Nobody must ever be in any doubt about why we work with Children’s Book Network. It is because of the children.
And who are the children? She is a girl who is ten. She still loves pink and a bit of glitter. She watches what her older sister does and would like to do that too. She has many questions and very few answers. What will she be? She would like to be a social worker who helps people. She would like to have a small cat of her own. She would like to go places in her imagination.

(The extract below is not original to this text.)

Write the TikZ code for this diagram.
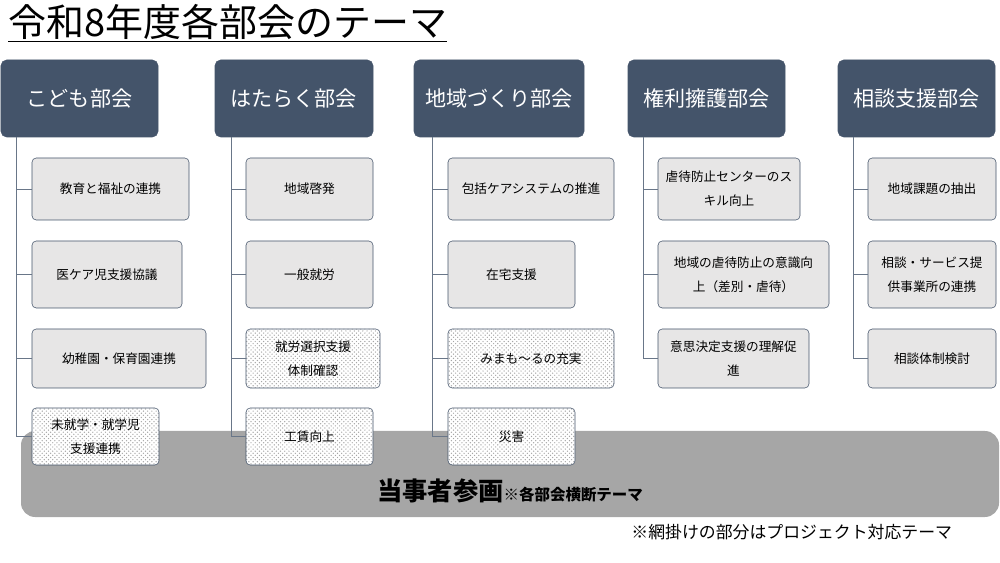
\documentclass[tikz,border=0pt]{standalone}
\usepackage{fontspec}
\setmainfont{Noto Sans CJK JP}
\usetikzlibrary{patterns}
\definecolor{slate}{HTML}{44546A}
\definecolor{boxgray}{HTML}{E7E6E6}
\tikzset{
  wh/.style 2 args={minimum width=#1*0.025cm,minimum height=#2*0.025cm},
  head/.style={draw=slate,fill=slate,text=white,rounded corners=4pt,font=\fontsize{15}{18}\selectfont},
  item/.style={draw=slate,fill=boxgray,rounded corners=3pt,align=center,font=\fontsize{9}{17}\selectfont,inner sep=1pt},
  proj/.style={item,preaction={fill=white},pattern=crosshatch dots,pattern color=gray!70},
  link/.style={draw=slate!80,line width=0.6pt}
}
\begin{document}
\begin{tikzpicture}[x=0.025cm,y=-0.025cm]
  \useasboundingbox (0,0) rectangle (1000,563);

  \node[anchor=north west,inner sep=0pt,font=\fontsize{27}{30}\selectfont] (title) at (8,4) {\underline{令和8年度各部会のテーマ}};

  % band behind the last row
  \node[fill=gray!70,rounded corners=10pt,wh={978}{86}] (band) at (510,474) {};
  \node[anchor=base,font=\bfseries] (bandtxt) at (510,500) {{\fontsize{18}{20}\selectfont 当事者参画}{\fontsize{11}{12}\selectfont ※各部会横断テーマ}};
  \node[anchor=east,font=\fontsize{12}{14}\selectfont] (note) at (957,532) {※網掛けの部分はプロジェクト対応テーマ};

  % headers
  \node[head,wh={157}{77}] (h1) at (79.5,98.5) {こども部会};
  \node[head,wh={158}{77}] (h2) at (294,98.5) {はたらく部会};
  \node[head,wh={170}{77}] (h3) at (499,98.5) {地域づくり部会};
  \node[head,wh={157}{77}] (h4) at (706.5,98.5) {権利擁護部会};
  \node[head,wh={157}{77}] (h5) at (916.5,98.5) {相談支援部会};

  \coordinate (t1) at (16,137);
  \coordinate (t2) at (231,137);
  \coordinate (t3) at (432,137);
  \coordinate (t4) at (643,137);
  \coordinate (t5) at (853,137);

  % こども部会
  \node[item,wh={157}{62}] (a1) at (110.5,189) {教育と福祉の連携};
  \node[item,wh={150}{67}] (a2) at (107,274.5) {医ケア児支援協議};
  \node[item,wh={174}{59}] (a3) at (119,358.5) {幼稚園・保育園連携};
  \node[proj,wh={127}{57}] (a4) at (95.5,436.5) {未就学・就学児\\支援連携};
  \foreach \to in {a1,a2,a3,a4}
    \draw[link] (t1) |- (\to.west);

  % はたらく部会
  \node[item,wh={127}{62}] (b1) at (309.5,189) {地域啓発};
  \node[item,wh={127}{67}] (b2) at (309.5,274.5) {一般就労};
  \node[proj,wh={134}{59}] (b3) at (313,358.5) {就労選択支援\\体制確認};
  \node[proj,wh={127}{57}] (b4) at (309.5,436.5) {工賃向上};
  \foreach \to in {b1,b2,b3,b4}
    \draw[link] (t2) |- (\to.west);

  % 地域づくり部会
  \node[item,wh={166}{62}] (c1) at (531,189) {包括ケアシステムの推進};
  \node[item,wh={127}{67}] (c2) at (511.5,274.5) {在宅支援};
  \node[proj,wh={166}{59}] (c3) at (531,358.5) {みまも〜るの充実};
  \node[proj,wh={127}{57}] (c4) at (511.5,436.5) {災害};
  \foreach \to in {c1,c2,c3,c4}
    \draw[link] (t3) |- (\to.west);

  % 権利擁護部会
  \node[item,wh={142}{62}] (d1) at (729,189) {虐待防止センターのス\\キル向上};
  \node[item,wh={171}{67}] (d2) at (743.5,274.5) {地域の虐待防止の意識向\\上（差別・虐待）};
  \node[item,wh={151}{59}] (d3) at (733.5,358.5) {意思決定支援の理解促\\進};
  \foreach \to in {d1,d2,d3}
    \draw[link] (t4) |- (\to.west);

  % 相談支援部会
  \node[item,wh={128}{62}] (e1) at (932,189) {地域課題の抽出};
  \node[item,wh={128}{67}] (e2) at (932,274.5) {相談・サービス提\\供事業所の連携};
  \node[item,wh={128}{59}] (e3) at (932,358.5) {相談体制検討};
  \foreach \to in {e1,e2,e3}
    \draw[link] (t5) |- (\to.west);
\end{tikzpicture}
\end{document}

He is a boy who is eleven. It is not easy being a boy who is eleven. The other boys are better at soccer. They are bigger and stronger. They have more power and that power is in the words they can use. He holds his head up, but watchfully. He wonders if he might practice something so much – cricket, maybe, he likes cricket – that he will play in the national team and go to other countries and meet new people in different places.
She is a girl who is twelve. That is maybe most difficult of all, to be a girl who is not a woman, but who looks a lot like one. In her mind she is a singer. She knows she can sing. Everybody tells her that. She has seen people on television, winning talent competitions … maybe she can do that? But she is also a realist. She knows that won’t happen. Instead, she will be … a businesswoman. She will have her own ideas, and people will like them and buy them. She will make beautiful things in her workshop and people will love them and take them to put in their homes. Her name will be remembered.
Together, they are South Africa’s children. Whatever they do will be important. For them, for the families they may one day have, for the nation. It is an obligation of the highest order to offer these young people a chance to dream, to imagine, to experience. To read.
It is as simple as that. We just have to do it.